Oh, also, after reading the bodybuilding chest shaving thread I’m pretty sure I’m gay now.
- One Ply vs Two Ply Toilet Paper …The Tough Rub
I will hardly dignify this with a response. Your b-hole is worth more than $1.99 a six pack, okay? I’ve never met your b-hole, never seen your b-hole, nor ever introduced my b-hole to your b-hole, but I know this. Your fanny deserves better. And, I’ll even go one further. You deserve even better than just normal two ply. I’m talking about Cottenelle, friends. And it only slightly is edged out by the bidet, the ultimate in ass technology. Since we can’t all install urinals and bidets like we should, you can drop a few extra bucks on the good paper. Remember, we’re having burritos tonight.
- Dickies? Why not?
When I was in my twenties and I went out to meet women, I never wore underwear. In my immature mind that would be the sexiest thing if I was lucky enough to bring a young lass back to my studio apartment. But only sociopaths don’t wear underwear, and a normal girl would run screaming the other way. It wasn’t a good strategy. Now, I wear turtlenecks out every now and then. But the same principle applies. A woman is not going to be impressed when she rips off my sweater vest to find a dickie underneath. Dickies = No Hickies.
- Small Town Cops
I got pulled over by a small town cop recently which I wrote about. Twice actually. No tickets either time. They seem to be less dickish than big city cops. I have no beef with them. It’s the big city cops that suck. Oh, and I noticed something recently. Only big city cops have mustaches! The small town ones are thinner, too. That’s all I got on this one.
- Camouflage Trends and the Modern Man
I have this friend Ron who is the nicest, most peaceful guy on the planet. Except he loves killing things. His dad was a hunter so Ron became a hunter. But you’d never guess that he could even handle a gun.

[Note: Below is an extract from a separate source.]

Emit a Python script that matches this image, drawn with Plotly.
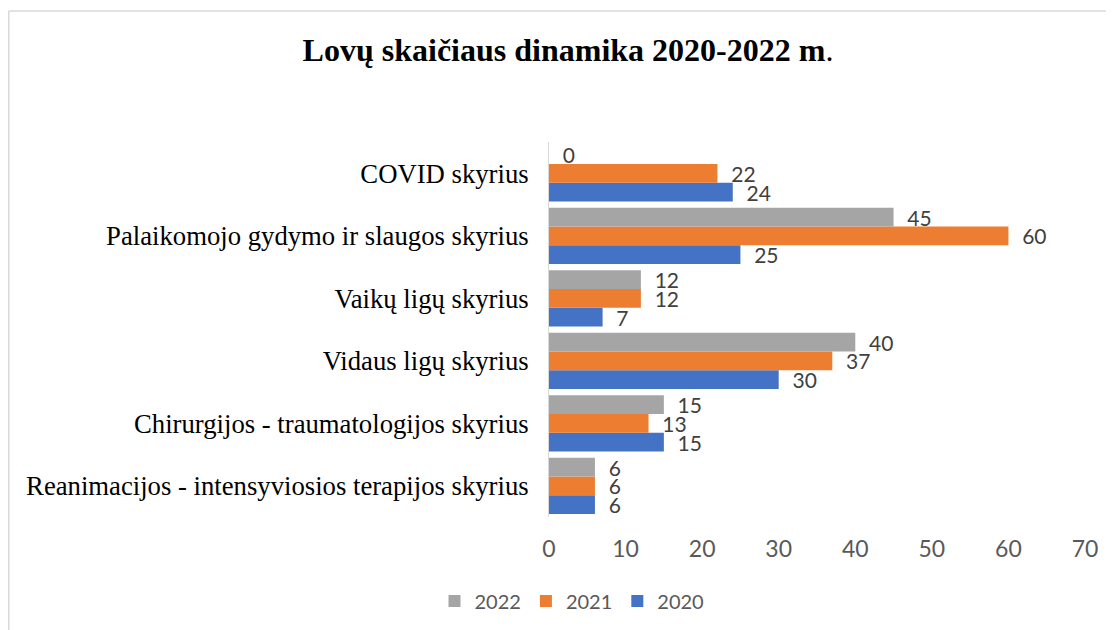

He is a gentle soul for the most part. But he has this closet of camouflage. Probably a whole liter of deer urine too. I hear those guys spray it on themselves before the hunt. Sitting in a duck blind up an oak with another dude at five am to shoot at a rabbit seems like a whole thing I don’t want to get into. Plus, if I owned guns I just know I’d want to try some trick shooting in the house. You know, like set up little targets in the dining room. No good would come of this. So, I stay away from the camouflage.
Oh, and dudes who wear the camo shorts. Knock it off.